"President George W. Bush announced $17.4 billion in emergency loans to faltering U.S. carmakers on Friday [Dec. 19, 2008] in a dramatic step that would pull the industry from imminent collapse and save hundreds of thousands of jobs from falling victim to a deep recession...
The government will offer up to $17.4 billion in loans to the ailing U.S. automakers and expects General Motors and Chrysler LLC to access the money immediately, a senior administration official said.
'If we were to allow the free market to take its course now, it would almost certainly lead to disorderly bankruptcy and liquidation for the automakers,' Bush said, warning that to do nothing would deepen and prolong the U.S. recession...
Click here for a full transcript of the speech
Some $13.4 billion of the total will be made available in December and January from a $700 billion Wall Street bailout fund that was originally designed to rescue struggling financial institutions.

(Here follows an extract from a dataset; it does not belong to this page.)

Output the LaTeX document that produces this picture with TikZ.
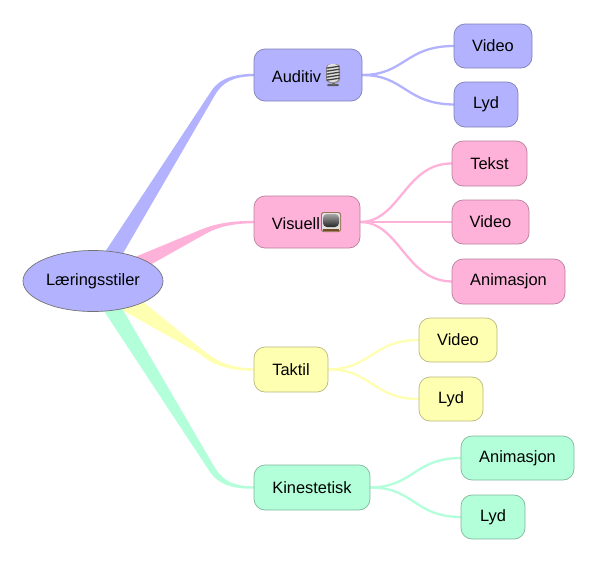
\documentclass[tikz,border=0pt]{standalone}
\usepackage{fontspec}
\setmainfont{Liberation Sans}
\usetikzlibrary{backgrounds,calc,shapes.geometric}
\definecolor{cblue}{HTML}{B2B2FF}
\definecolor{cpink}{HTML}{FFB2D9}
\definecolor{cyel}{HTML}{FFFFB2}
\definecolor{cgreen}{HTML}{B2FFD9}
\tikzset{
  x=1pt,y=-1pt,
  every node/.style={font=\fontsize{16.4}{18}\selectfont,text=black,inner sep=0pt,outer sep=0pt},
  mapbox/.style={draw=#1!72!black,fill=#1,rounded corners=11pt,line width=0.7pt},
  twig/.style={draw=#1,line width=2.3pt},
}
\newcommand{\mapnode}[7]{% name, color, x0, y0, x1, y1, text
  \node[mapbox=#2,minimum width=#5pt-#3pt,minimum height=#6pt-#4pt] (#1) at ({(#3+#5)/2},{(#4+#6)/2}) {#7};}
\begin{document}
\begin{tikzpicture}
\useasboundingbox (0,0) rectangle (598,563);
\node[ellipse,draw=black!55,fill=cblue,line width=0.7pt,minimum width=140pt,minimum height=61pt] (root) at (93,281) {Læringsstiler};
\mapnode{aud}{cblue}{254}{49}{362}{101}{\rule{0pt}{15pt}Auditiv\kern23pt}
\mapnode{vis}{cpink}{254}{196}{360}{248}{\rule{0pt}{15pt}Visuell\kern22pt}
\mapnode{tak}{cyel}{254}{347}{328}{392}{Taktil}
\mapnode{kin}{cgreen}{254}{465}{370}{510}{Kinestetisk}
\mapnode{a1}{cblue}{454}{24}{532}{68}{Video}
\mapnode{a2}{cblue}{454}{82}{518}{127}{Lyd}
\mapnode{v1}{cpink}{452}{141}{527}{186}{Tekst}
\mapnode{v2}{cpink}{452}{200}{529}{244}{Video}
\mapnode{v3}{cpink}{452}{259}{565}{304}{Animasjon}
\mapnode{t1}{cyel}{419}{318}{497}{362}{Video}
\mapnode{t2}{cyel}{419}{377}{483}{421}{Lyd}
\mapnode{k1}{cgreen}{461}{436}{574}{480}{Animasjon}
\mapnode{k2}{cgreen}{461}{495}{525}{539}{Lyd}
% icons
\begin{scope}[shift={(aud.center)},xshift=25pt]
  \fill[black!65,rounded corners=1pt] (-6,9) rectangle (6,11);
  \fill[black!60] (-1.5,6) rectangle (1.5,10);
  \fill[black!45,rounded corners=4pt] (-7,-11) rectangle (7,8);
  \fill[black!12,rounded corners=4pt] (-6,-11) rectangle (5.5,7);
  \foreach \yy in {-8,-5,-2,1,4}
    \draw[black!75,line width=1.3pt] (-6.5,\yy+1.2) -- (6.5,\yy-0.8);
\end{scope}
\begin{scope}[shift={(vis.center)},xshift=24pt]
  \fill[brown!65!black!80,rounded corners=2.5pt] (-10,-10) rectangle (10,10);
  \fill[black!12,rounded corners=2pt] (-9,-9) rectangle (9,9);
  \shade[top color=black!35,bottom color=black!85,rounded corners=4pt] (-8,-8) rectangle (8,5);
  \fill[brown!60!black] (-8,6.5) rectangle (8,9);
\end{scope}
% branches
\begin{scope}[on background layer]
  \fill[cblue] (105,252) -- (210,93) .. controls (216,83) and (226,74) .. ($(aud.west)+(0,-1.2)$)
     -- ($(aud.west)+(0,1.2)$) .. controls (232,76.5) and (222,83) .. (215,95) -- (122,255) -- cycle;
  \fill[cpink] (135,257) -- (200,230) .. controls (217,223) and (232,221) .. ($(vis.west)+(0,-1.2)$)
     -- ($(vis.west)+(0,1.2)$) .. controls (235,223.5) and (220,226) .. (207,233) -- (150,265) -- cycle;
  \fill[cyel] (132,293) -- (204,351) .. controls (218,362) and (232,368.3) .. ($(tak.west)+(0,-1.2)$)
     -- ($(tak.west)+(0,1.2)$) .. controls (232,371) and (213,366) .. (200,354) -- (115,306) -- cycle;
  \fill[cgreen] (120,305) -- (215,468) .. controls (224,482) and (235,486.3) .. ($(kin.west)+(0,-1.2)$)
     -- ($(kin.west)+(0,1.2)$) .. controls (232,489) and (218,484) .. (210,472) -- (100,305) -- cycle;
  \draw[twig=cblue] (aud.east) .. controls (405,75) and (405,46) .. (a1.west);
  \draw[twig=cblue] (aud.east) .. controls (405,75) and (405,104) .. (a2.west);
  \draw[twig=cpink] (vis.east) .. controls (400,222) and (405,163) .. (v1.west);
  \draw[twig=cpink] (vis.east) -- (v2.west);
  \draw[twig=cpink] (vis.east) .. controls (400,222) and (405,281) .. (v3.west);
  \draw[twig=cyel] (tak.east) .. controls (372,369) and (372,340) .. (t1.west);
  \draw[twig=cyel] (tak.east) .. controls (372,369) and (372,399) .. (t2.west);
  \draw[twig=cgreen] (kin.east) .. controls (414,487) and (414,458) .. (k1.west);
  \draw[twig=cgreen] (kin.east) .. controls (414,487) and (414,517) .. (k2.west);
\end{scope}
\end{tikzpicture}
\end{document}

The White House moved on its own after Democrats and Republicans in the U.S. Congress were unable to reach agreement after weeks of negotiations that included desperate pleas on Capitol Hill from the auto chiefs.
Bush attached some conditions. The loans would be called back if the automakers cannot prove they are viable by March 31, an administration official said.
The three-year loans would require limits on executive compensation. Auto companies must demonstrate how they would become viable. They must pay back all their loans to the government, and show that their firms can earn a profit and achieve a positive net worth. The automakers would also have to provide warrants for non-voting stocks...
The Treasury said the move to help the automakers had effectively exhausted the initial $350 billion of the Wall Street bailout funds approved by Congress and that it now needs to access the second half of the total $700 billion.
The remaining $4 billion in aid to the automakers is contingent on the administration seeking access to the second half of the financial rescue plan, known as the Troubled Asset Relief Program, the administration official said."